Understanding Laurent Expansions: Examining Singularities

[latentcorpse]

ok. I'm really confused by these.

(i) what's the difference between a Laurent expansion and Taylor expansion?

(ii) as i understand it, the point of these is to examine singularities of the complex function we're dealing with but, how do we actually go about doing it?

my notes on this were pretty rushed so aren't paricularly useful and i can't understand the wikipedia entry. anybody help me out?

 

[xepma]

A taylor expansion is the "representation" of a function in terms of an (infinite) sum of powers of x, with coefficients evaluated at some point x=a.

However, this expansion breaks down as soon as the function has some singularity. For example, the function 1/x doesn't admit a Taylor expansion around x = a = 0. We can try to circumvent this by choosing some a unequal to zero, but the Taylor expansion would still not be valid beyond the point x = 0.

The solution is that we can still achieve a series expansion by admitting also negative exponents for x in the expansion. As a result, we are able to classify a lot more functions than before (which is good!). So all in all, a Laurent expansion admits for the possibility to come up with a series expansion when the function contains singularities. It's sort of a "better" version of the Taylor expansion, since by definition the Taylor expansion is contained in the Laurent expansion (check it).

The most practical use of a Laurent expansion is in the application to contour integral. There is a famous lemma that states that the integral along a closed contour over the complex plane for some analytic function is equal to the sum of the residues contained within this contour.

But to be fair, you got to be a bit more specific on what details you want to hear...

 

[yyat]

(i) A Taylor series, centered at a point a, has the form

\sum_{n=0}^{\infty}c_n(z-a)^n

and converges on a disk-shaped region (or just at a)
A Laurent series, on the other hand, can also have negative powers:

\sum_{n=-\infty}^{\infty}c_n(z-a)^n.

and converges on an annulus in general.

There is a formula for computing the coefficients c_n in terms of path integrals which can be found in the wikipedia article.
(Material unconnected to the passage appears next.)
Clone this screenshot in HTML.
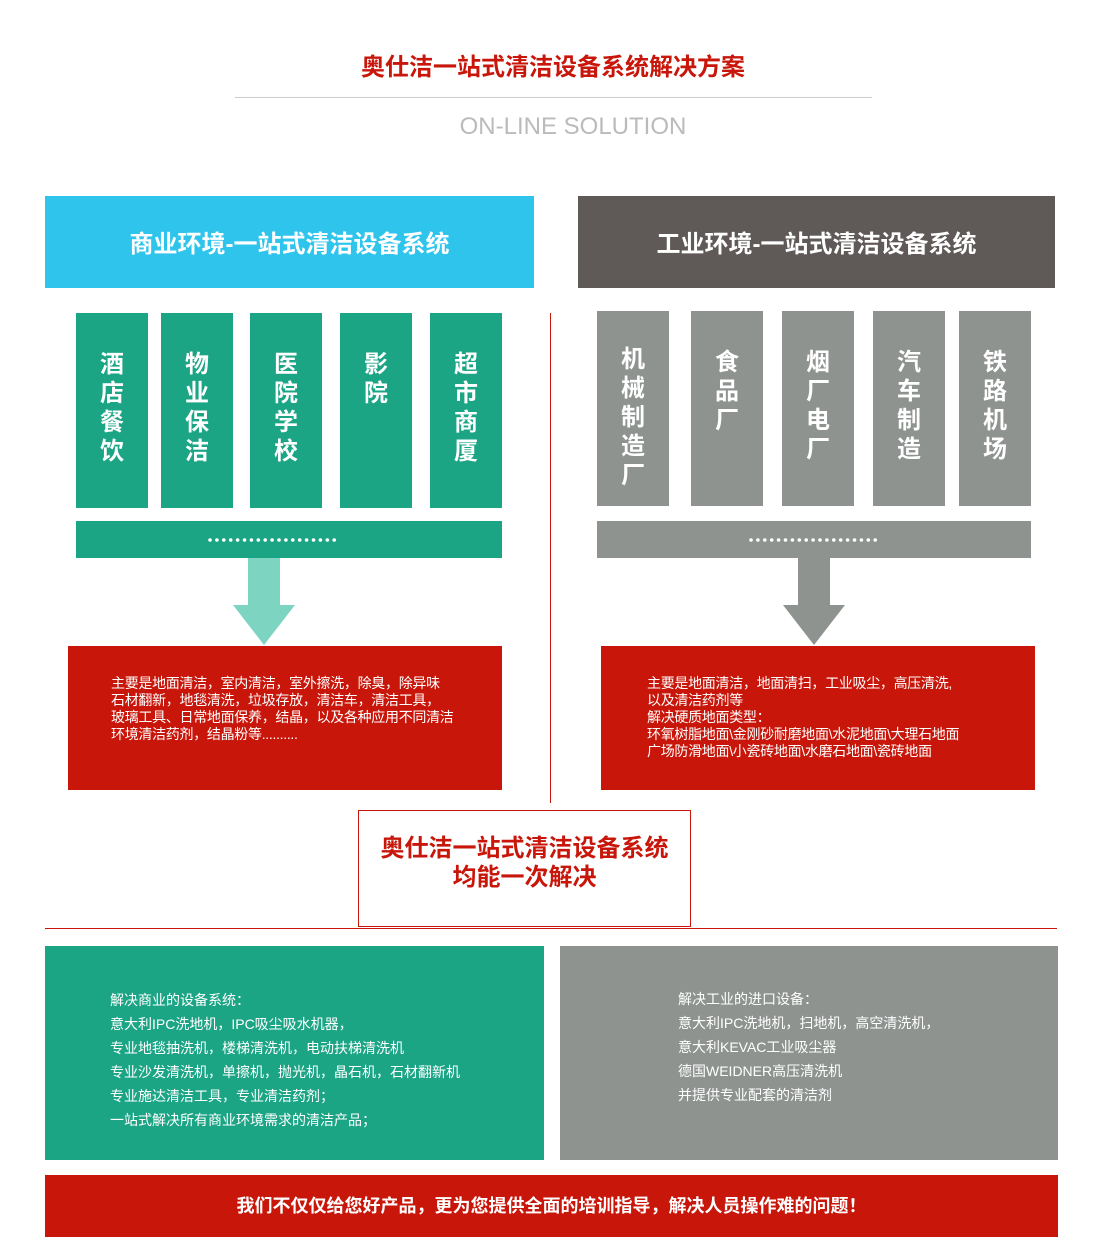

(ii) Assume f is a holomorphic functions with a singularity at a. Then the Laurent series converges on a punctured disk centered at a. The type of singularity can be read off from the coefficients c_n with n<0.

-If they are all 0, then f has a removable singularity at a

-If only finitely many are nonzero, then f has a pole at a

-If infinitely many are nonzero, then f has an essential singularity at a


The residue of f at a, important for computing path integrals (see residue theorem), is the coefficient c_{-1}.